La particratie, pour se maintenir (à tout prix), s’excelle à puiser dans la manne publique, essentiellement pour acheter la paix sociale : en distribuant à tire larigot des subsides et subventions en tous genres, pour tous et pour tout. Sans empêcher la désintégration du pays, au contraire elle l’accélère même, puisque notre endettement public et privé explose.
Nous vivons en permanence dans un état schizophrénique (c’est peut-être pour cela que nous nous distinguons comme la « Patrie du surréalisme ») où l’on prône le vivre-ensemble, alors que tout, à l’échelon institutionnel, comme à l’échelon sociétal, montre que nous ne vivons pas ensemble mais les uns à côté des autres (sans vision commune, sans projet commun), ou plutôt (étant donné l’exigüité de notre pays) les uns agglutinés aux autres… de plus en plus nombreux.

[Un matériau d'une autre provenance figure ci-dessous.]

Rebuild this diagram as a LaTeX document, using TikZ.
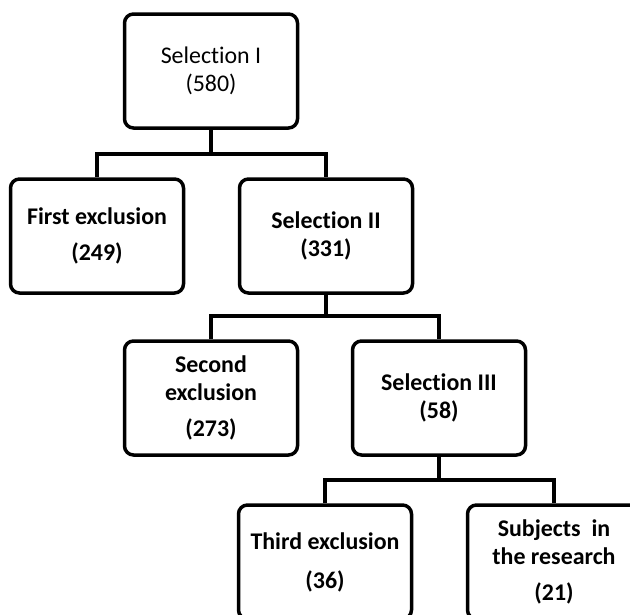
\documentclass[tikz,border=0pt]{standalone}
\usepackage{fontspec}
\setmainfont{Carlito}[Ligatures=NoCommon]
\usetikzlibrary{arrows,shapes}

\begin{document}
\begin{tikzpicture}[
  stage/.style={draw,line width=3.5bp,rounded corners=9bp,minimum width=173bp,minimum height=114bp,align=center,font=\fontsize{24}{28}\selectfont},
  strong/.style={font=\fontsize{24}{28}\selectfont\bfseries},
  link/.style={line width=3.5bp}]
\useasboundingbox (0bp,0bp) rectangle (630bp,-615bp);
\clip (0bp,0bp) rectangle (630bp,-615bp);
\node (S1) at (211bp,-71bp)[stage] {Selection I\\(580)};
\node (E1) at (97bp,-236bp)[stage,strong] {First exclusion\\[8bp](249)};
\node (S2) at (326bp,-236bp)[stage,strong] {Selection II\\(331)};
\node (E2) at (211bp,-398bp)[stage,strong] {Second\\exclusion\\[9bp](273)};
\node (S3) at (439bp,-398bp)[stage,strong] {Selection III\\(58)};
\node (E3) at (325bp,-562bp)[stage,strong] {Third exclusion\\[11bp](36)};
\node (R) at (554bp,-562bp)[stage,strong] {Subjects\ \ in\\the research\\[9bp](21)};
\coordinate (J1) at (211bp,-154bp);
\coordinate (J2) at (326bp,-316bp);
\coordinate (J3) at (439bp,-480bp);
\draw [link] (E1.north) |- (J1) -| (S2.north);
\draw [link] (S1.south) -- (J1);
\draw [link] (E2.north) |- (J2) -| (S3.north);
\draw [link] (S2.south) -- (J2);
\draw [link] (E3.north) |- (J3) -| (R.north);
\draw [link] (S3.south) -- (J3);
\end{tikzpicture}
\end{document}
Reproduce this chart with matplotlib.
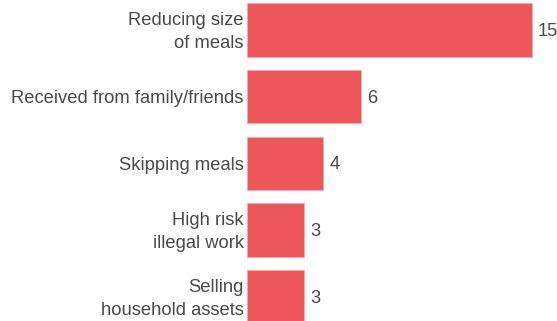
import matplotlib
matplotlib.use("Agg")
from matplotlib import pyplot as plt
from matplotlib import transforms

# Coping strategies and their counts
categories = [
    "Reducing size\nof meals",
    "Received from family/friends",
    "Skipping meals",
    "High risk\nillegal work",
    "Selling\nhousehold assets",
]
counts = [15, 6, 4, 3, 3]

bar_color = "#EE5759"
text_color = "#4a4a4a"

plt.rcParams["font.family"] = ["Liberation Sans", "DejaVu Sans"]

fig = plt.figure(figsize=(5.57, 3.21), dpi=100)
ax = fig.add_axes([247.3 / 557, 0, 1 - 247.3 / 557, 1])

pos = list(range(len(categories)))
ax.barh(pos, counts, height=0.8, color=bar_color,
        edgecolor="#f7a9aa", linewidth=0.6)

for p, c in zip(pos, counts):
    ax.annotate(str(c), (c, p), xytext=(4.5, -1.2), textcoords="offset points",
                va="center", ha="left", fontsize=13.2, color=text_color)

ax.set_xlim(0, (557 - 247.3) / 18.96)
ax.set_ylim(4.365, -0.45)
ax.set_yticks(pos)
ax.set_yticklabels(categories, fontsize=13.2, color=text_color,
                   linespacing=1.45, va="center")
ax.tick_params(axis="y", length=0, pad=2.5)
ax.set_xticks([])
for s in ax.spines.values():
    s.set_visible(False)

# nudge the category labels down a little so they sit on the bar centres
shift = transforms.ScaledTranslation(0, -0.02, fig.dpi_scale_trans)
for lab in ax.get_yticklabels():
    lab.set_transform(lab.get_transform() + shift)

fig.savefig("out.png", dpi=100)
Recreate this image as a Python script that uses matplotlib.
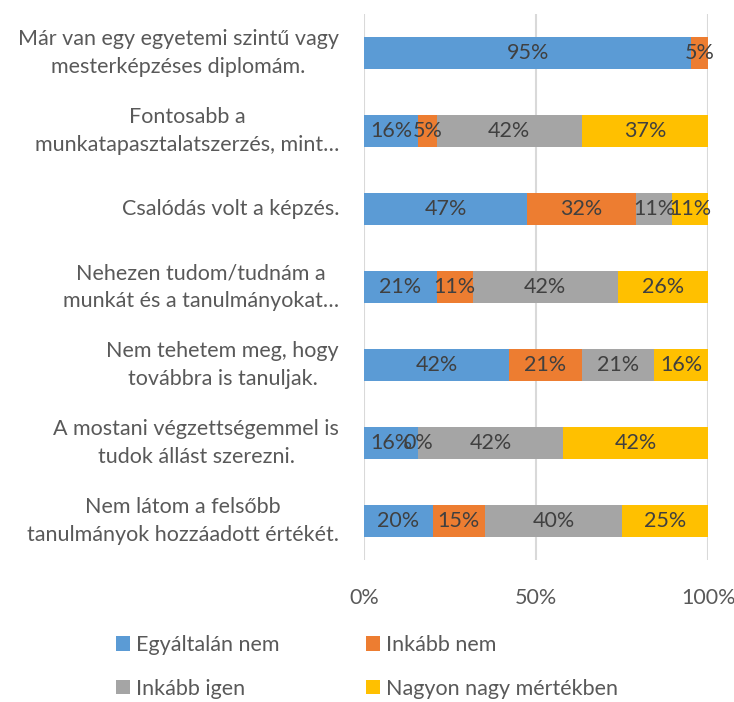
import matplotlib
matplotlib.use("Agg")
import matplotlib.pyplot as plt
import numpy as np

plt.rcParams['font.family'] = ['Lato', 'DejaVu Sans']

categories = [
    "Már van egy egyetemi szintű vagy\nmesterképzéses diplomám.",
    "Fontosabb a\nmunkatapasztalatszerzés, mint…",
    "Csalódás volt a képzés.",
    "Nehezen tudom/tudnám a\nmunkát és a tanulmányokat…",
    "Nem tehetem meg, hogy\ntovábbra is tanuljak.",
    "A mostani végzettségemmel is\ntudok állást szerezni.",
    "Nem látom a felsőbb\ntanulmányok hozzáadott értékét.",
]
series_names = ["Egyáltalán nem", "Inkább nem", "Inkább igen", "Nagyon nagy mértékben"]
egyaltalan_nem = [95.0, 15.8, 47.4, 21.1, 42.1, 15.8, 20.0]
inkabb_nem     = [5.0, 5.3, 31.6, 10.5, 21.1, 0.0, 15.0]
inkabb_igen    = [np.nan, 42.1, 10.5, 42.1, 21.1, 42.1, 40.0]
nagyon_nagy    = [np.nan, 36.8, 10.5, 26.3, 15.8, 42.1, 25.0]
xticks = [0, 50, 100]
xtick_labels = ["0%", "50%", "100%"]

colors = ["#5B9BD5", "#ED7D31", "#A5A5A5", "#FFC000"]
series = [egyaltalan_nem, inkabb_nem, inkabb_igen, nagyon_nagy]

FS = 15.5
fig = plt.figure(figsize=(7.34, 7.02), dpi=100)
ax = fig.add_axes([0.496, 0.202, 0.469, 0.778])

y = np.arange(len(categories))
left = np.zeros(len(categories))
for name, vals, c in zip(series_names, series, colors):
    v = np.array(vals, dtype=float)
    w = np.nan_to_num(v)
    ax.barh(y, w, left=left, height=0.41, color=c, label=name, zorder=2)
    for i in range(len(y)):
        if not np.isnan(v[i]):
            ax.text(left[i] + w[i] / 2, y[i], f"{int(v[i] + 0.5)}%", ha='center', va='center',
                    fontsize=FS, color='#404040', zorder=3)
    left += w

ax.set_ylim(len(categories) - 0.5, -0.5)
ax.set_xlim(0, 100)
ax.set_yticks(y)
ax.set_yticklabels(categories, fontsize=FS, color='#595959', multialignment='center',
                   linespacing=1.5, va='center')
ax.set_xticks(xticks)
ax.set_xticklabels(xtick_labels, fontsize=FS, color='#595959')
ax.tick_params(axis='both', length=0)
ax.tick_params(axis='y', pad=18)
ax.tick_params(axis='x', pad=20)
for s in ax.spines.values():
    s.set_visible(False)
ax.xaxis.grid(True, color='#D9D9D9', linewidth=1.5, zorder=0)
ax.set_axisbelow(True)

handles, labels = ax.get_legend_handles_labels()
order = [0, 2, 1, 3]
fig.legend([handles[k] for k in order], [labels[k] for k in order], loc='center',
           bbox_to_anchor=(0.5, 0.050), ncol=2,
           frameon=False, fontsize=FS, labelcolor='#595959', handlelength=0.65,
           handleheight=0.65, handletextpad=0.3, columnspacing=4.0, labelspacing=1.1)

fig.savefig("out.png", dpi=100)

Par ailleurs, que signifie le « Vivre-ensemble » pour des gamins des quartiers à forte population immigrée nés au XXIe siècle, enfermés dans l’univers cloisonné de leurs quartiers et dans le communautarisme qui s’y développe au galop, dépourvus de perspective d’ascension sociale, hors de la contre-société du trafic de drogue, et conditionnés aux valeurs de l’individualisme le plus sauvage par l’instinct de survie comme par les médias culturels qui les imprègnent, que ce soit le rap, les jeux vidéo ou les réseaux sociaux ?
Toute leur construction symbolique se fait à peu près à l’opposé de ce que sont les valeurs de la citoyenneté belge et que l’école essaie tant bien que mal de leur inculquer, sans aucun succès. Dans cette société des « quartiers », le Royaume (la gouvernance de la démocratie parlementaire belge) n’est qu’un concept étrange, un mot, une illusion, un privilège des autres, les « Belges », des autres quartiers.
Le mal-être belge ne ronge pas que les quartiers aujourd’hui en ébullition, et l’on en voit quotidiennement la marque, à travers le processus de « décivilité » qui pourrit notre (soi-disant) «vivre-ensemble ».
L’incantation aux valeurs belges suscite au mieux l’indifférence, au pire le rejet de la part d’une grande partie des habitants, notamment parmi les plus déshérités. Les communautés allochtones (issues de l’immigration) sont en majorité imperméables à la « belgitude » (culture et civilité belges) mais étonnamment très perméables aux servitudes belges (les valeurs purement matérielles, c.à.d. les espèces sonnantes et trébuchantes qui leur sont généreusement versées sous forme d’allocations diverses).
La Belgique, contrairement à la France, n’est pas une et indivisible, elle est « archipellisée » par le régionalisme et le localisme où prospèrent gouvernement fédéral, gouvernement régionaux, gouvernements communautaires.
Bref, un modèle éclaté, et en voie de l’être davantage depuis les élections de 2024 : des partis phares (grands et petits) gouvernementaux incapables de se mettre d’accord (de se coaliser) pour former un gouvernement régional à Bruxelles, des politiciens de pacotille incapables de ne plus s’insulter (alors qu’ils devraient incarner l’exemple même du « Vivre ensemble »). Et si les Flamands n’obtiennent pas bientôt le confédéralisme, la révolution prendra le pas : elle partira de leur communauté pour contaminer les autres communautés régionales du Royaume.